Pessimo Taddeo, che offriva, più di accenti buffi, quasi uno Sprechgesang. Bruno Taddia non ha alcuna sobrietà interpretativa, scambia la comicità per petulanza, e – non aiutato dalla regia di Borrelli – trasforma Taddeo in una macchietta da avanspettacolo, con un eccesso di mossette ferme ancora al Michel Serrault della Cage aux folles.
Non è un'Isabella seducente, quella di Teresa Iervolino, sebbene il ruolo le appartenga oramai da molti anni (il suo debutto nel mondo dell'opera avvenne proprio con l'Italiana al Ravenna Festival, e ha portato poi il personaggio a Palermo, a Nancy, a Beaune). La Iervolino ha un legato di buona scuola, una linea di canto che evita l'affondo nel registro grave; l'imprerssione è tuttavia che la voce sembri artificialmente inscurita, l'emissione all'indietro rende a volte il suono impercettibilmente ingolato. Avendo assistito all'ultima recita, resta il dubbio che abbia influito la stanchezza.

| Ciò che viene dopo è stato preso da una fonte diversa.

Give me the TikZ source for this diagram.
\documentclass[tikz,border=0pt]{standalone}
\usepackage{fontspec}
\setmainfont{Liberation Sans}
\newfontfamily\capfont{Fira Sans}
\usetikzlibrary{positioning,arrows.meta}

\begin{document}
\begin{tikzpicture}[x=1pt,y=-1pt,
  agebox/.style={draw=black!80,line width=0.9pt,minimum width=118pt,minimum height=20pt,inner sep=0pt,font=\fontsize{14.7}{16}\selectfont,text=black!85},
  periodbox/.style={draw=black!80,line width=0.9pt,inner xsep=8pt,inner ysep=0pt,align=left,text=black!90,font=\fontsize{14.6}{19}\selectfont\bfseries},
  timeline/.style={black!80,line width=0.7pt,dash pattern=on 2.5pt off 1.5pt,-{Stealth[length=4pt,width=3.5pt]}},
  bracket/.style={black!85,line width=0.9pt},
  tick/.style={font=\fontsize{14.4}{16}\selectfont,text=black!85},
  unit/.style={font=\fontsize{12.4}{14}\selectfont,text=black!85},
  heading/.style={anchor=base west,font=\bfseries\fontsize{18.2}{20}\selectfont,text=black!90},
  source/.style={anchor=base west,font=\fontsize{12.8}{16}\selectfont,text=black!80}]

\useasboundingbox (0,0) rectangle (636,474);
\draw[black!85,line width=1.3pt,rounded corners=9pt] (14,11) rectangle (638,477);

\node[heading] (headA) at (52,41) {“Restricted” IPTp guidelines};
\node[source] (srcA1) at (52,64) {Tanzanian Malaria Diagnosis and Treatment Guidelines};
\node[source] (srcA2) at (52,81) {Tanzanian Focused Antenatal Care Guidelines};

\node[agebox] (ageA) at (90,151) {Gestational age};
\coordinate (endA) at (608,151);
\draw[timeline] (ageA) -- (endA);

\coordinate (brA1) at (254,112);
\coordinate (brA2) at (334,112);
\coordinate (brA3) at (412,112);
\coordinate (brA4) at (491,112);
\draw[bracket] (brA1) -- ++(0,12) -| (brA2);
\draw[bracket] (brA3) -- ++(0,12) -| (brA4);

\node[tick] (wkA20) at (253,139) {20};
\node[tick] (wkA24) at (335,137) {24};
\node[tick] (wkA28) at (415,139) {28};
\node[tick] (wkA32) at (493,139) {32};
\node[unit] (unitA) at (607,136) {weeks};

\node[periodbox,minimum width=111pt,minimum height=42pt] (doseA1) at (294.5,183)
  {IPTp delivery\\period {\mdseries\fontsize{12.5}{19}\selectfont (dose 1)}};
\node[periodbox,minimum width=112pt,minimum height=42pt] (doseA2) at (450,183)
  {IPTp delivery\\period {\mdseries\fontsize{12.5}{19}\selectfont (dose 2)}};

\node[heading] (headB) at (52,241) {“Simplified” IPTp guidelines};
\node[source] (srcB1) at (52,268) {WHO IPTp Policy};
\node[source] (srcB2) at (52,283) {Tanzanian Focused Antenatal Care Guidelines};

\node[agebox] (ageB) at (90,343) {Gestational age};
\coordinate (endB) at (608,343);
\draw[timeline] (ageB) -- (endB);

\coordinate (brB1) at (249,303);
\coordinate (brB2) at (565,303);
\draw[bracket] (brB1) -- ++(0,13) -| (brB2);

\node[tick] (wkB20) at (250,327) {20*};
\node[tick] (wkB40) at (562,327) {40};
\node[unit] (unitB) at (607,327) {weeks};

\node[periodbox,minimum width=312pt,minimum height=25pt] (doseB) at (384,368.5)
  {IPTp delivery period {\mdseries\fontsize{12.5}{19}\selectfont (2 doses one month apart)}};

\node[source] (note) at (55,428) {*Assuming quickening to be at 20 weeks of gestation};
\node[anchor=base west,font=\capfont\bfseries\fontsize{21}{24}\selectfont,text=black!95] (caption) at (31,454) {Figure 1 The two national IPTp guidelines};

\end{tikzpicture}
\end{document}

Tre giovani cantanti sono affidati i ruoli minori di Haly, Elvira e Zulma; e sono a di rpoco egregi. Chiara Notarnicola (Elvira) svetta col suo registro acuto sicuro e luminoso; Alessandra Della Croce, nel piccolo ruolo di Zulma, ha modo di mostrare una piacevole disinvoltura scenica; ma soprattutto Alberto Petricca (Haly), nel suo 'Le femmine d'Italia', dà prova d'aver ben compreso come cantare questo repertorio.
Il coro, impeccabile, era preparato da Mirca Rosciani, qui al suo debutto cagliaritano.
Ultima recita, pubblico entusiasta. Rossini sopravvive a tutto.